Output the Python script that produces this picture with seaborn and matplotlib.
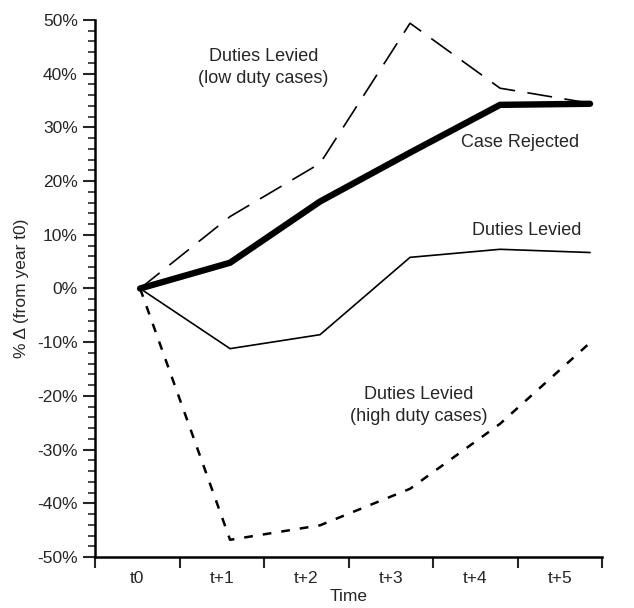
import numpy as np
import pandas as pd
import matplotlib
matplotlib.use("Agg")
import matplotlib.pyplot as plt
import seaborn as sns

# ---- data ----
periods = ["t0", "t+1", "t+2", "t+3", "t+4", "t+5"]
case_rejected = [0.0, 4.8, 16.2, 25.3, 34.2, 34.4]
duties_levied = [0.0, -11.2, -8.6, 5.8, 7.3, 6.7]
duties_low = [0.0, 13.4, 23.3, 49.4, 37.3, 34.5]
duties_high = [0.0, -46.8, -44.1, -37.3, -25.2, -10.1]
y_ticks = [-50, -40, -30, -20, -10, 0, 10, 20, 30, 40, 50]

series = {
    "Case Rejected": case_rejected,
    "Duties Levied": duties_levied,
    "Duties Levied (low duty cases)": duties_low,
    "Duties Levied (high duty cases)": duties_high,
}
rows = []
for name, vals in series.items():
    for i, v in enumerate(vals):
        rows.append({"series": name, "x": i, "value": v})
df = pd.DataFrame(rows)

sns.set_style("ticks")
plt.rcParams["font.family"] = ["Liberation Sans", "DejaVu Sans"]

fig = plt.figure(figsize=(6.34, 6.08), dpi=100)
ax = fig.add_axes([0.150, 0.0839, 0.7995, 0.8832])

styles = {
    "Case Rejected": dict(lw=4.6, ls="-"),
    "Duties Levied": dict(lw=1.2, ls="-"),
    "Duties Levied (low duty cases)": dict(lw=1.2, ls=(0, (15, 7.5))),
    "Duties Levied (high duty cases)": dict(lw=1.8, ls=(0, (3.5, 4))),
}
for name, st in styles.items():
    sub = df[df["series"] == name]
    sns.lineplot(data=sub, x="x", y="value", ax=ax, color="black",
                 linewidth=st["lw"], linestyle=st["ls"], legend=False,
                 solid_joinstyle="miter")

xmin, xmax = -0.5, 5.133
ax.set_xlim(xmin, xmax)
ax.set_ylim(-50, 50)

bounds = np.linspace(xmin, xmax, len(periods) + 1)
centers = (bounds[:-1] + bounds[1:]) / 2
ax.set_xticks(bounds)
ax.set_xticklabels([""] * len(bounds))
ax.set_xticks(centers, minor=True)
ax.set_xticklabels(periods, minor=True)
ax.tick_params(axis="x", which="major", direction="out", length=8, width=1.5)
ax.tick_params(axis="x", which="minor", length=0, labelsize=12.5, pad=10)

ax.set_yticks(y_ticks)
ax.set_yticklabels([f"{t}%" for t in y_ticks])
ax.set_yticks(np.arange(-50, 51, 2), minor=True)
ax.tick_params(axis="y", which="major", direction="out", length=9, width=1.5, labelsize=12.5)
ax.tick_params(axis="y", which="minor", direction="out", length=5, width=1.2)

for s in ["top", "right"]:
    ax.spines[s].set_visible(False)
for s in ["left", "bottom"]:
    ax.spines[s].set_linewidth(1.8)
    ax.spines[s].set_color("black")

ax.set_xlabel("Time", fontsize=12.5, labelpad=2)
ax.set_ylabel("% \u0394 (from year t0)", fontsize=12.5, labelpad=6)

fs = 13
ax.text(1.37, 41.2, "Duties Levied\n(low duty cases)", ha="center", va="center",
        fontsize=fs, linespacing=1.35)
ax.text(4.22, 27.2, "Case Rejected", ha="center", va="center", fontsize=fs)
ax.text(4.3, 10.8, "Duties Levied", ha="center", va="center", fontsize=fs)
ax.text(3.1, -21.8, "Duties Levied\n(high duty cases)", ha="center", va="center",
        fontsize=fs, linespacing=1.35)

fig.savefig("out.png", dpi=100)
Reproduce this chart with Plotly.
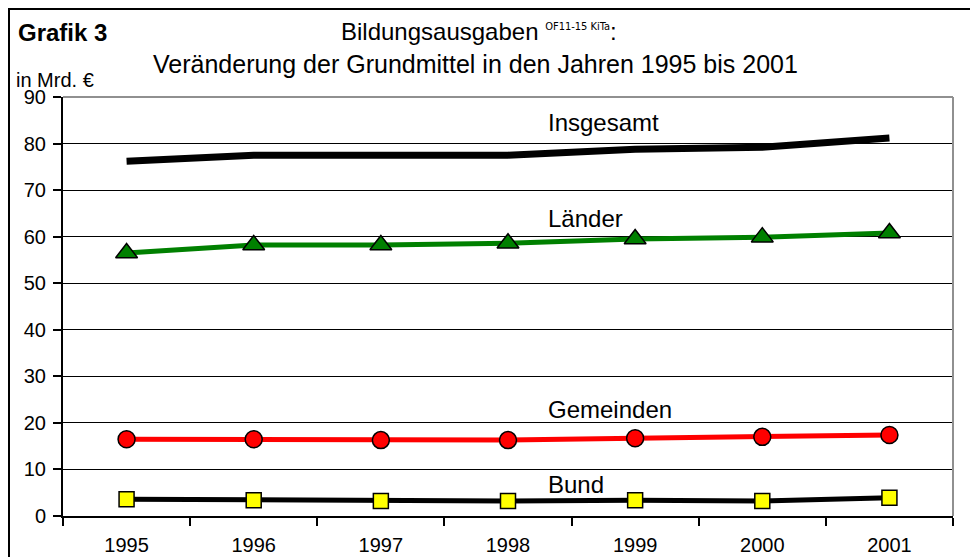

^^^^^^^^

> **Given request**
Except for the pictures, reproduce every line exactly.

> **Result**
Output the Python script that produces this picture with seaborn and matplotlib.
import numpy as np
import pandas as pd
import matplotlib
matplotlib.use("Agg")
import matplotlib.pyplot as plt
import seaborn as sns

# ---- data ----
periods = ["t0", "t+1", "t+2", "t+3", "t+4", "t+5"]
case_rejected = [0.0, 4.8, 16.2, 25.3, 34.2, 34.4]
duties_levied = [0.0, -11.2, -8.6, 5.8, 7.3, 6.7]
duties_low = [0.0, 13.4, 23.3, 49.4, 37.3, 34.5]
duties_high = [0.0, -46.8, -44.1, -37.3, -25.2, -10.1]
y_ticks = [-50, -40, -30, -20, -10, 0, 10, 20, 30, 40, 50]

series = {
    "Case Rejected": case_rejected,
    "Duties Levied": duties_levied,
    "Duties Levied (low duty cases)": duties_low,
    "Duties Levied (high duty cases)": duties_high,
}
rows = []
for name, vals in series.items():
    for i, v in enumerate(vals):
        rows.append({"series": name, "x": i, "value": v})
df = pd.DataFrame(rows)

sns.set_style("ticks")
plt.rcParams["font.family"] = ["Liberation Sans", "DejaVu Sans"]

fig = plt.figure(figsize=(6.34, 6.08), dpi=100)
ax = fig.add_axes([0.150, 0.0839, 0.7995, 0.8832])

styles = {
    "Case Rejected": dict(lw=4.6, ls="-"),
    "Duties Levied": dict(lw=1.2, ls="-"),
    "Duties Levied (low duty cases)": dict(lw=1.2, ls=(0, (15, 7.5))),
    "Duties Levied (high duty cases)": dict(lw=1.8, ls=(0, (3.5, 4))),
}
for name, st in styles.items():
    sub = df[df["series"] == name]
    sns.lineplot(data=sub, x="x", y="value", ax=ax, color="black",
                 linewidth=st["lw"], linestyle=st["ls"], legend=False,
                 solid_joinstyle="miter")

xmin, xmax = -0.5, 5.133
ax.set_xlim(xmin, xmax)
ax.set_ylim(-50, 50)

bounds = np.linspace(xmin, xmax, len(periods) + 1)
centers = (bounds[:-1] + bounds[1:]) / 2
ax.set_xticks(bounds)
ax.set_xticklabels([""] * len(bounds))
ax.set_xticks(centers, minor=True)
ax.set_xticklabels(periods, minor=True)
ax.tick_params(axis="x", which="major", direction="out", length=8, width=1.5)
ax.tick_params(axis="x", which="minor", length=0, labelsize=12.5, pad=10)

ax.set_yticks(y_ticks)
ax.set_yticklabels([f"{t}%" for t in y_ticks])
ax.set_yticks(np.arange(-50, 51, 2), minor=True)
ax.tick_params(axis="y", which="major", direction="out", length=9, width=1.5, labelsize=12.5)
ax.tick_params(axis="y", which="minor", direction="out", length=5, width=1.2)

for s in ["top", "right"]:
    ax.spines[s].set_visible(False)
for s in ["left", "bottom"]:
    ax.spines[s].set_linewidth(1.8)
    ax.spines[s].set_color("black")

ax.set_xlabel("Time", fontsize=12.5, labelpad=2)
ax.set_ylabel("% \u0394 (from year t0)", fontsize=12.5, labelpad=6)

fs = 13
ax.text(1.37, 41.2, "Duties Levied\n(low duty cases)", ha="center", va="center",
        fontsize=fs, linespacing=1.35)
ax.text(4.22, 27.2, "Case Rejected", ha="center", va="center", fontsize=fs)
ax.text(4.3, 10.8, "Duties Levied", ha="center", va="center", fontsize=fs)
ax.text(3.1, -21.8, "Duties Levied\n(high duty cases)", ha="center", va="center",
        fontsize=fs, linespacing=1.35)

fig.savefig("out.png", dpi=100)
Reproduce this chart with Plotly.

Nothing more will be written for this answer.